Your IT education and the six degrees of development
Actually, I’m really only going to be discussing two degrees — but that makes for a much less catchy title. Also, if this article ever gets turned into a screenplay, then the producers will have a better chance of landing Will Smith (or possibly Kevin Bacon) for the lead role.
Recently an individual on the Oracle Technology Network certification forum was inquiring about switching careers to work with Oracle in some capacity. He had a bachelor’s degree in journalism (which does not count as one of the two degrees I’ll be discussing), a subject not often viewed as providing a strong foundation for an IT career.
His question revolved around whether he should go back to college to earn a second four-year degree more in the ballpark of his Oracle ambitions, or whether earning certifications would be sufficient to get his foot in the door. The relative value of college degrees versus certifications has been brought up before, including on CertMag in a recent article by Mary Kyle. I will not revisit that question here.
As the forum thread accumulated responses, however, a debate arose over pursuing a Computer Science (CS) degree as opposed to a Management Information Systems (MIS) degree.
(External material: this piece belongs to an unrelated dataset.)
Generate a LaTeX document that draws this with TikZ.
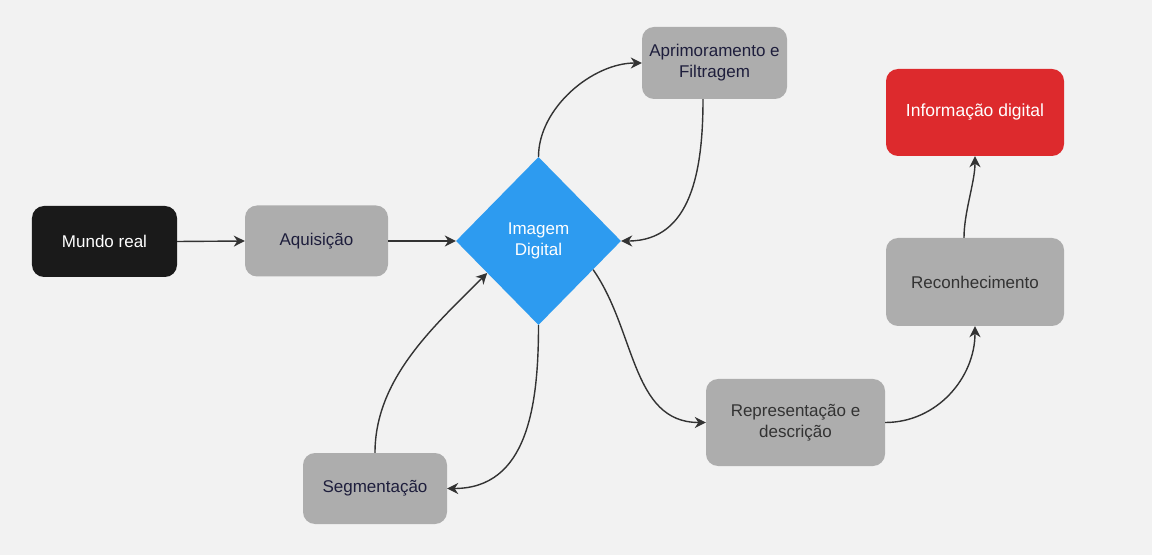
\documentclass[tikz,border=0pt]{standalone}
\usepackage{fontspec}
\setmainfont{Liberation Sans}
\usetikzlibrary{shapes.geometric,arrows.meta,calc}
\definecolor{bg}{HTML}{F2F2F2}
\definecolor{boxgray}{HTML}{ADADAD}
\definecolor{boxblack}{HTML}{1A1A1A}
\definecolor{diamblue}{HTML}{2D9BF0}
\definecolor{boxred}{HTML}{DD2A2D}
\definecolor{navytext}{HTML}{1E1E3C}
\definecolor{graytext}{HTML}{333333}
\definecolor{edgecol}{HTML}{333333}
\tikzset{
  base/.style={rectangle, rounded corners=12bp, draw=none, align=center, inner sep=0pt,
    font=\fontsize{17bp}{21bp}\selectfont},
  graybox/.style={base, fill=boxgray},
  navy/.style={text=navytext},
  dgray/.style={text=graytext},
  blackbox/.style={base, fill=boxblack, text=white},
  redbox/.style={base, fill=boxred, text=white, font=\fontsize{17.5bp}{21bp}\selectfont},
  diam/.style={diamond, fill=diamblue, text=white, align=center, inner sep=0pt,
    minimum width=165bp, minimum height=168bp, font=\fontsize{17bp}{21bp}\selectfont},
  conn/.style={draw=edgecol, line width=1.4bp,
    -{Stealth[length=11bp,width=11bp,inset=3.5bp]}},
}
\begin{document}
\begin{tikzpicture}[x=1bp,y=-1bp]
\fill[bg] (0,0) rectangle (1152,555);
\useasboundingbox (0,0) rectangle (1152,555);

\node[blackbox, minimum width=145bp, minimum height=71bp] (mundo) at (104.5,241.5) {Mundo real};
\node[graybox, navy, minimum width=143bp, minimum height=71bp] (aquis) at (316.5,241) {Aquisição};
\node[diam] (img) at (538.5,241) {Imagem\\Digital};
\node[graybox, navy, minimum width=145bp, minimum height=72bp] (aprim) at (714.5,63) {Aprimoramento e\\Filtragem};
\node[graybox, navy, minimum width=144bp, minimum height=71bp] (segm) at (375,488.5) {Segmentação};
\node[graybox, dgray, minimum width=179bp, minimum height=87bp] (repr) at (795.5,422.5) {Representação e\\descrição};
\node[graybox, dgray, minimum width=178bp, minimum height=88bp] (recon) at (975,282) {Reconhecimento};
\node[redbox, minimum width=178bp, minimum height=87bp] (info) at (975,112.5) {Informação digital};

\coordinate (aprimout) at ($(aprim.south)+(-11.5,0)$);
\coordinate (imgll) at ($(img.west)!0.38!(img.south)$);
\coordinate (imglr) at ($(img.east)!0.34!(img.south)$);
\coordinate (reconout) at ($(recon.north)+(-11,0)$);

\draw[conn] (mundo.east) -- (aquis.west);
\draw[conn] (aquis.east) -- (img.west);
\draw[conn] (img.north) to[out=90,in=180,looseness=0.9] (aprim.west);
\draw[conn] (aprimout) to[out=-90,in=0,looseness=1.1] (img.east);
\draw[conn] (img.south) to[out=-90,in=0,looseness=1.1] (segm.east);
\draw[conn] (segm.north) to[out=90,in=-135,looseness=0.9] (imgll);
\draw[conn] (imglr) to[out=-55,in=180,looseness=1.0] (repr.west);
\draw[conn] (repr.east) to[out=0,in=-90,looseness=1.0] (recon.south);
\draw[conn] (reconout) to[out=90,in=-90,looseness=0.8] (info.south);
\end{tikzpicture}
\end{document}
One of the individuals responding to the thread indicated that pursuing a Computer Science degree was the only decision that made sense, because it would provide better preparation for Oracle certification exams.
In part because I hold an MIS degree, I cannot agree with that assertion. I do not see either of these two degrees as being “better” than the other without defining the career goals of the degree seeker. They each have advantages to offer.
In order to better illustrate some of the differences in the two degrees, I pulled a large subset of the course requirements for each. The lists below are not complete for several reasons. I skipped some duplicates — where there were ‘I’ and ‘II’ level courses of the same name — and I did not bother to add requirements such as “free elective.” The remaining courses listed still provide a fairly clear view regarding the focus of the two degrees.
The list below is a subset of the courses required for a bachelor’s degree in Computer Science. This degree focuses very much on programming and elements related to programming (like math, logic, computer architecture and so forth). Essentially, you pursue this degree when you have a career trajectory that is aimed at writing code.
● Introduction to Programming with C
● Introduction to Discrete Structures
● Calculus with Analytic Geometry
● Computer Science I
● Computer Logic and Organization
● Object Oriented Programming
● Systems Software
● Security in Computing
● Computer Architecture
● Programming Languages
● Operating Systems
● Writing for the Technical Professional
● Statistical Methods I
● Chemistry Fundamentals I
The below list is a subset of the course requirements for a Management Information Systems degree. The subjects are considerably more varied than is true for a CS degree. Notably, many of the requirements are standard business courses. The first letter in MIS stands for “management” after all. This is a business degree that focuses on managing information systems (i.e. databases). Beyond the core business elements, there are courses related to programming and to database systems.
● Structured Systems Analysis and Design
● Operating Systems for Business Computing
● Business Data Communications and Networking
● Systems Analysis Design and Implementation Projects
● Project Management
● Introduction to Database Systems
● Accounting I
● Business Finance
● Statistics I
● Principles of Management
● Introduction to Programming
● Global Information Systems Management
● Information Systems Security
● Data Warehousing and Decision Support Systems
● Accounting Information Systems
The choice between pursuing a Computer Science degree or a Management Information Systems degree should not be made before deciding what you plan to be doing in your career. For an individual who loves coding and plans to get a job writing applications in C, this would suggest pursuing a CS degree. For someone who plans to be a Database Administrator, an MIS degree is a more appropriate choice because database administrators generally do very little coding.
The question becomes somewhat murky if an individual’s career goal is coding in Java. If that coding will never involve databases, then the CS degree has the edge. By contrast, someone who intends to use Java as part of developing database applications might get more mileage from an MIS degree. Of course, many college students have no clue what work they will be doing after college, so planning at that level might not be feasible.
In my own work, better than 90 percent of my time is spend writing PL/SQL code. While a CS degree would have focused more on development, I have no doubt that the MIS degree was a better option for me. All of my coding is geared toward database applications, so the information systems background has been very useful. Not only that, but I have written several applications for use by accounting and finance departments.
I do not have the experience to actually work as an accountant (and the job would bore me to tears). The background that I have from my college accounting courses, however, gave me a much better ability to turn user requirements into functional accounting applications. Several of my other business courses have given me similar insight into other aspects of the tools that I develop.
It is not my intention to give the impression that an MIS degree trumps a CS degree in all, or even most cases. One size most definitely does not fit all. I can relate how an MIS degree has been useful because that is what I hold. Had I earned a CS degree, the above paragraph might well have indicated how the information gained from my Computer Logic and Organization course had helped me as a database application developer.
As with all career advice, this is only useful to “you” when it is applied correctly to “your” particular situation. Before deciding on any degree, think about your likes, dislikes, strengths, weaknesses, and so forth. If you set yourself on a trajectory for a career involving things you hate to do and are not particularly good at, then the most likely result is an epic fail.